Чтение онлайн

ЖАНРЫ

Шрифт:

Вообще их отношение к русским, к русской литературе, столь бездарное и слабое, более наивно, чем страшно. Я думаю вообще, что преувеличивают, когда рисуют их страшными. Лет 13—15 назад, т.е. около 1900 года, евреи, живущие в Лондоне, в тамошнем «гетто», поколотили русских молодых «эмигрантов» за насмешки над еврейской обрядностью и субботами. Над самым «размножением» евреи смеются, когда фактически и инстинктивно еще очень размножаются. Но ведь «грекосы» говорят «на языке Агамемнона». Дорошевич мне говорил, что в Бостоне (Америка) евреи-эмигранты курят папиросы (у всех со штемпелем «Бакунин» и с его портретом на мундштуке.

Вообще «жидки» — «отличные русские» и принимают и чистосердечно увлечены всем самым глупым русским, самым пошлым русским. «Винавер, Бокль, но глубокомысленнее всех их Шелгунов».

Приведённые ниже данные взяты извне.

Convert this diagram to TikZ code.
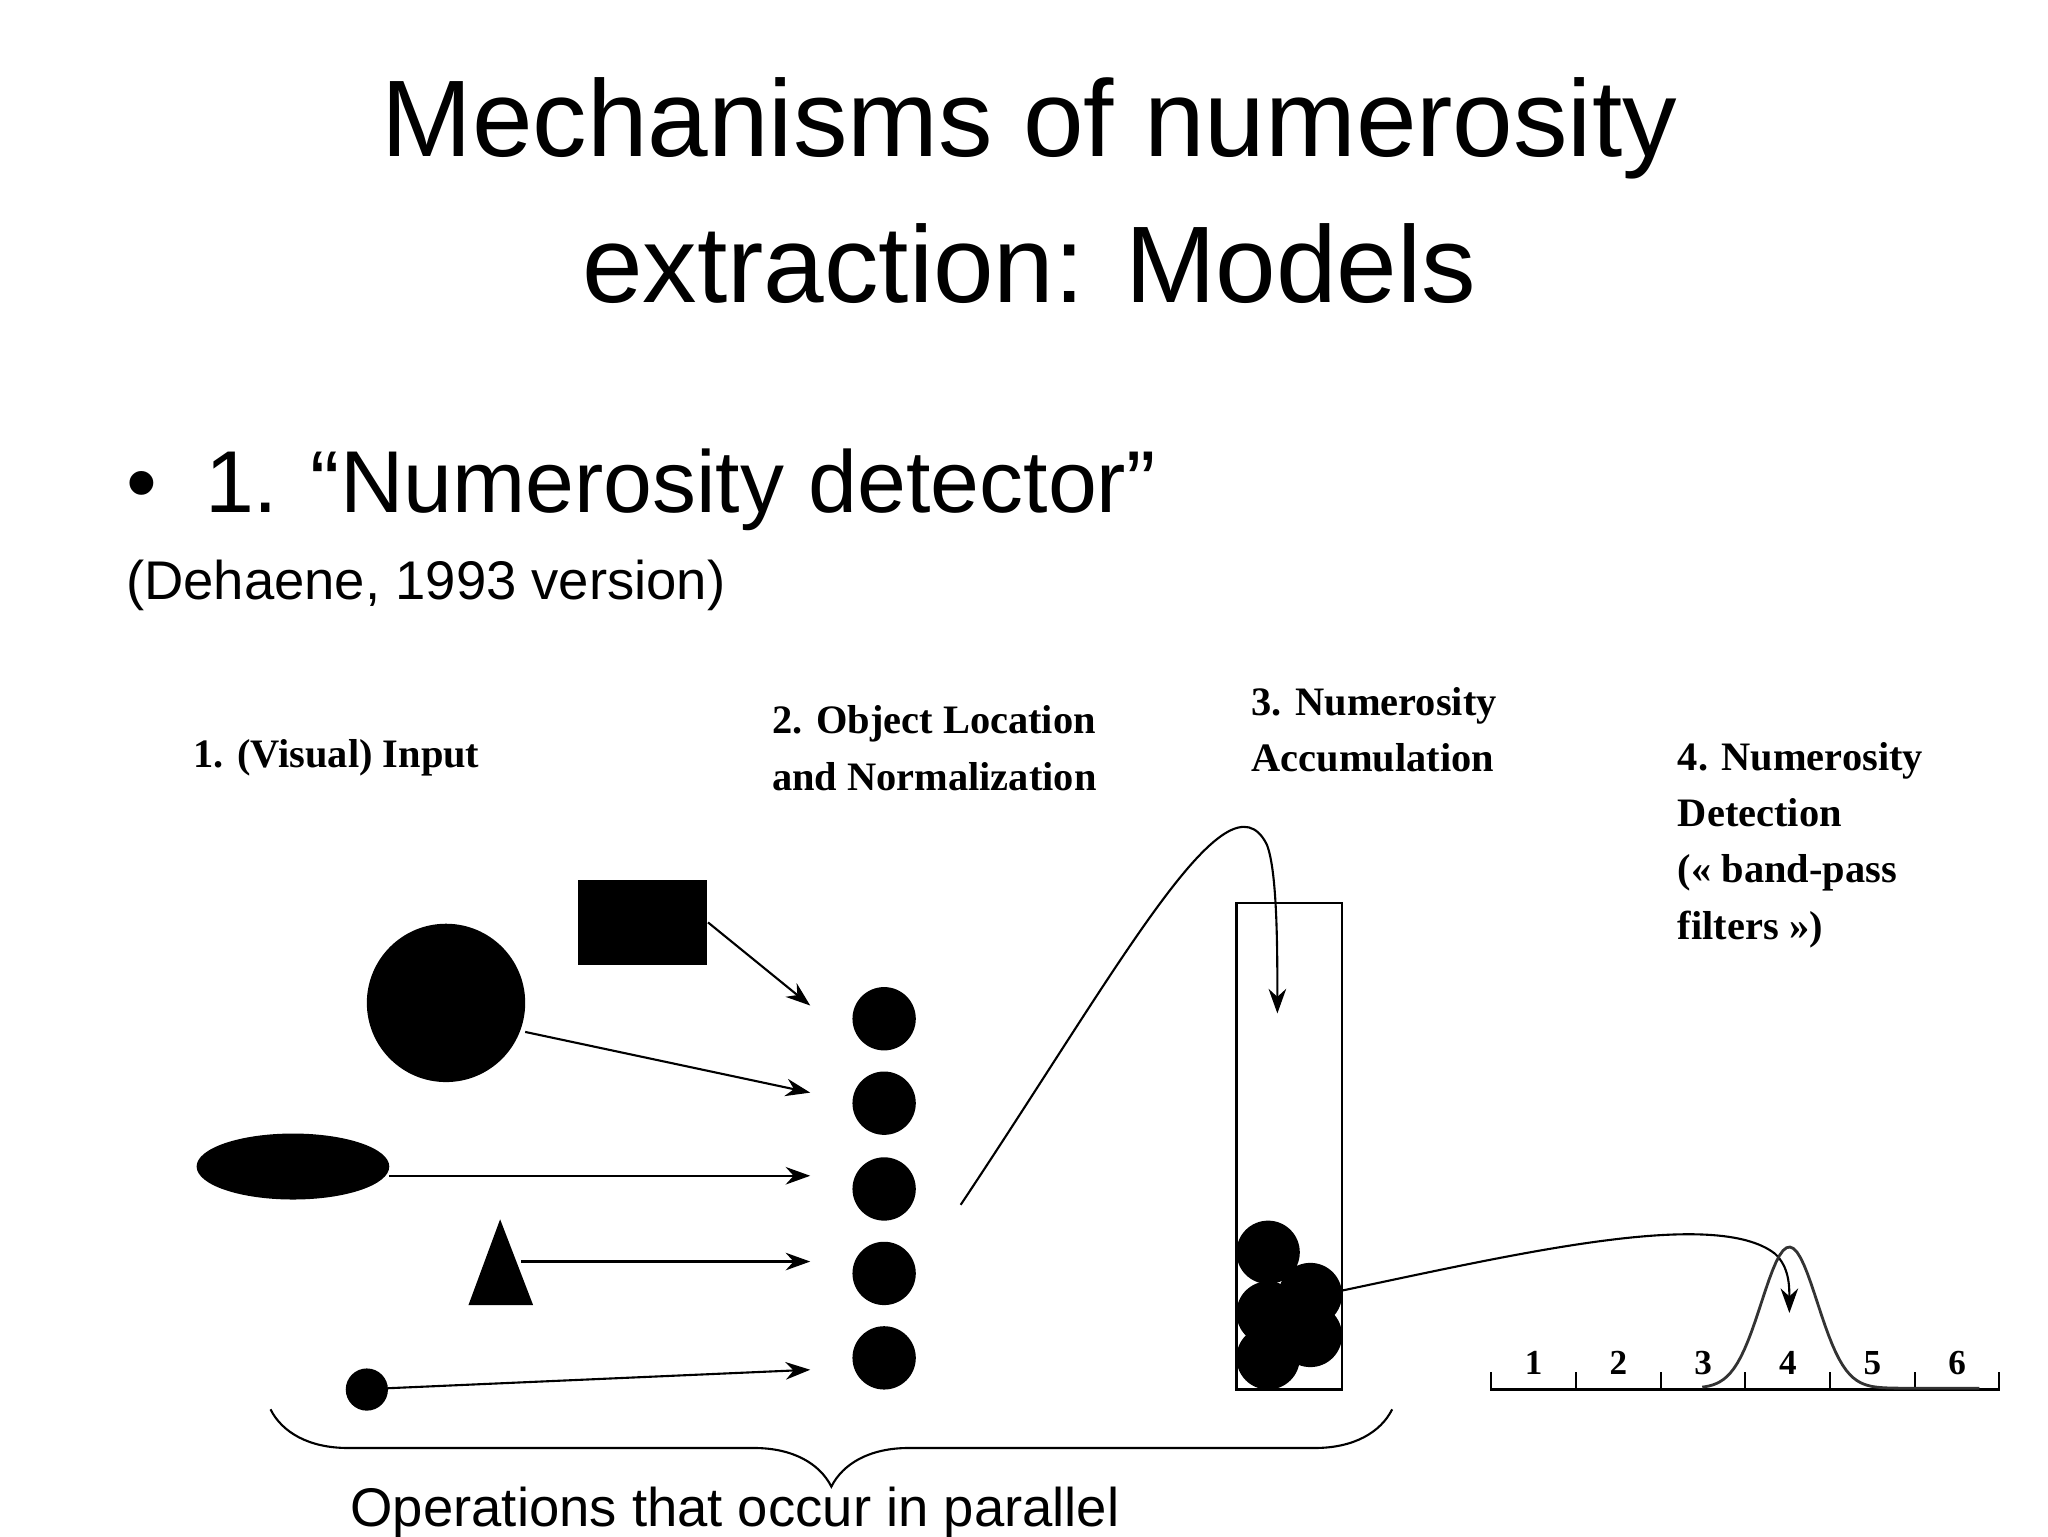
\documentclass[tikz,border=0pt]{standalone}
\usepackage{fontspec}
\setmainfont{Liberation Sans}
\newfontfamily\tms{Liberation Serif}
\usetikzlibrary{decorations.pathreplacing,arrows.meta}
\begin{document}
\begin{tikzpicture}[x=0.013196cm,y=-0.013196cm,
  lbl/.style={font=\tms\fontsize{11.5}{16}\selectfont\bfseries,align=left,inner sep=0},
  arr/.style={-{Stealth[length=7pt,width=5pt]},line width=0.6pt},
  dot/.style={circle,fill=black,inner sep=0}]
\useasboundingbox (0,0) rectangle (1552,1164);
\node[font=\fontsize{31}{38}\selectfont,inner sep=0] (title1) at (780,97) {Mechanisms of numerosity};
\node[font=\fontsize{31}{38}\selectfont,inner sep=0] (title2) at (780,200) {extraction: Models};
\node[font=\fontsize{25}{30}\selectfont,anchor=base west,inner sep=0] (b) at (95,388) {•\hspace{0.55em}1. “Numerosity detector”};
\node[font=\fontsize{15.5}{19}\selectfont,anchor=base west,inner sep=0] (deh) at (95,454) {(Dehaene, 1993 version)};
\node[lbl] (l1) at (255,574) {1. (Visual) Input};
\node[lbl,align=center] (l2) at (708,567) {2. Object Location\\and Normalization};
\node[lbl,anchor=west] (l3) at (948,553) {3. Numerosity\\Accumulation};
\node[lbl,anchor=north west] (l4) at (1271,562) {4. Numerosity\\Detection\\(« band-pass\\filters »)};
% input shapes
\node[fill=black,minimum width=98*0.013196cm,minimum height=64*0.013196cm,inner sep=0] (rect) at (487,699) {};
\node[dot,minimum size=120*0.013196cm] (big) at (338,760) {};
\fill (222,884) ellipse [x radius=73, y radius=25];
\coordinate (ell) at (295,891);
\fill (379,924) -- (404,989) -- (355,989) -- cycle;
\coordinate (tri) at (395,956);
\node[dot,minimum size=32*0.013196cm] (small) at (278,1053) {};
% column
\foreach \i/\y in {1/772,2/836,3/901,4/965,5/1029}{
  \node[dot,minimum size=48*0.013196cm] (c\i) at (670,\y) {};
}
\draw[arr] (rect.east) -- (614,762);
\draw[arr] (398,782) -- (614,828);
\draw[arr] (ell) -- (614,891);
\draw[arr] (tri) -- (614,956);
\draw[arr] (294,1052) -- (614,1038);
% tube
\draw[line width=0.6pt] (937,684) rectangle (1017,1053);
\foreach \x/\y in {961/949,993/981,961/995,993/1012,961/1029}
  \fill (\x,\y) circle (24);
\coordinate (s1) at (728,913);
\draw[arr] (s1) .. controls (850,730) and (930,580) .. (960,640) .. controls (968,660) and (968,720) .. (968,768);
\draw[arr] (1017,978) .. controls (1150,950) and (1300,915) .. (1345,950) .. controls (1356,960) and (1356,975) .. (1356,995);
% axis
\draw[line width=0.6pt] (1130,1040) -- (1130,1053) -- (1515,1053) -- (1515,1040);
\foreach \i in {1,...,5} \draw[line width=0.6pt] (1130+\i*64.2,1040) -- (1130+\i*64.2,1053);
\foreach \i in {1,...,6} \node[font=\tms\bfseries\fontsize{10}{12}\selectfont,inner sep=0] (n\i) at (1130+\i*64.2-32,1033) {\i};
\draw[line width=0.8pt,black!80,domain=1290:1500,samples=80] plot (\x,{1052-107*exp(-((\x-1356)/30)^2)});
% brace
\draw[decorate,decoration={brace,mirror,amplitude=22pt},line width=0.6pt] (205,1068) -- (1055,1068);
\node[font=\fontsize{15.5}{19}\selectfont,inner sep=0] (ops) at (557,1146) {Operations that occur in parallel};
\end{tikzpicture}
\end{document}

Таким образом, страшное и разрушительное их действие на русскую литературу происходит от пошлости их, от слабости их, а отнюдь не от того, чтобы они «заразили ее ложными идеями». Никаких ни ложных, ни истинных «идей» они не принесли и вообще никаких идей. Социализм пришел гораздо раньше их, — социалистом был уже Белинский, когда «еврей» и на горизонте не показывался. Они примкнули к этой до них явившейся пошлости как космополитической и красной, «разрушительной». Примкнули в социализме к «распни его», — как вообще в Европе примыкают к разрушению, не понимая Европы и не имея сердца — полюбить ее.

Что касается знаменитого «банка», то ведь и это есть «на-фу-фу» экономической жизни страны. «Русский для внешней торговли банк» (на Морской) в этом году через Киевское свое отделение скупил все сахарные наши заводы и перепродал англичанам (синдикату английских капиталистов): операция, давшая этому еврейскому банку (Рафалович, Кестлин и др., все евреи, главы) такую «заработную плату», что, говорят, директорам его было выдано «годовых наградных» (тантьемы) по 100000 руб. на нос. Великолепно, эффектно, но именно афоризм, а не система. Они сделали скверное русское дело, передав сахар в английские руки и к английским капиталистам и синдикату. Но это именно вечное «распни его», вечное и извечное их дело, выше и шире чего они ничего не могут. Что такое «подло перепродать» сравнительно с колоссальным и действительно творческим трудом завести «все сахарное дело», сахарные плантации и сахарные заводы. Да «Терещенко» один поворотил больше умом, сотворил больше и волею, чем весь этот «Русский (?!!) для внешней торговли банк» со своими 5 архимиллионерами— евреями-воротилами.

Курбатов в Нижнем (хлебная торговля), Морозовы в Орехове-Зуеве, Хлудовы (где-то на Московско-Смоленской ж. д. фабрика) — это уже не «скупщики чужого труда», маячащие на чужой бедности, на чужом пороке — поджидающие слабого, алкоголика и вырождающегося и обирающие его, и хоронящие его. Еврей страшен только там, где другой слаб, и вся их мировая роль вращается в круге «чужой слабости» и за черту этого круга перескочить не может.

Не боюсь их: не боюсь и не боюсь. Не бойтесь их, люди. Это трусы и обирают только слабого, пьяного и порочного. На сильного они напасть не смеют.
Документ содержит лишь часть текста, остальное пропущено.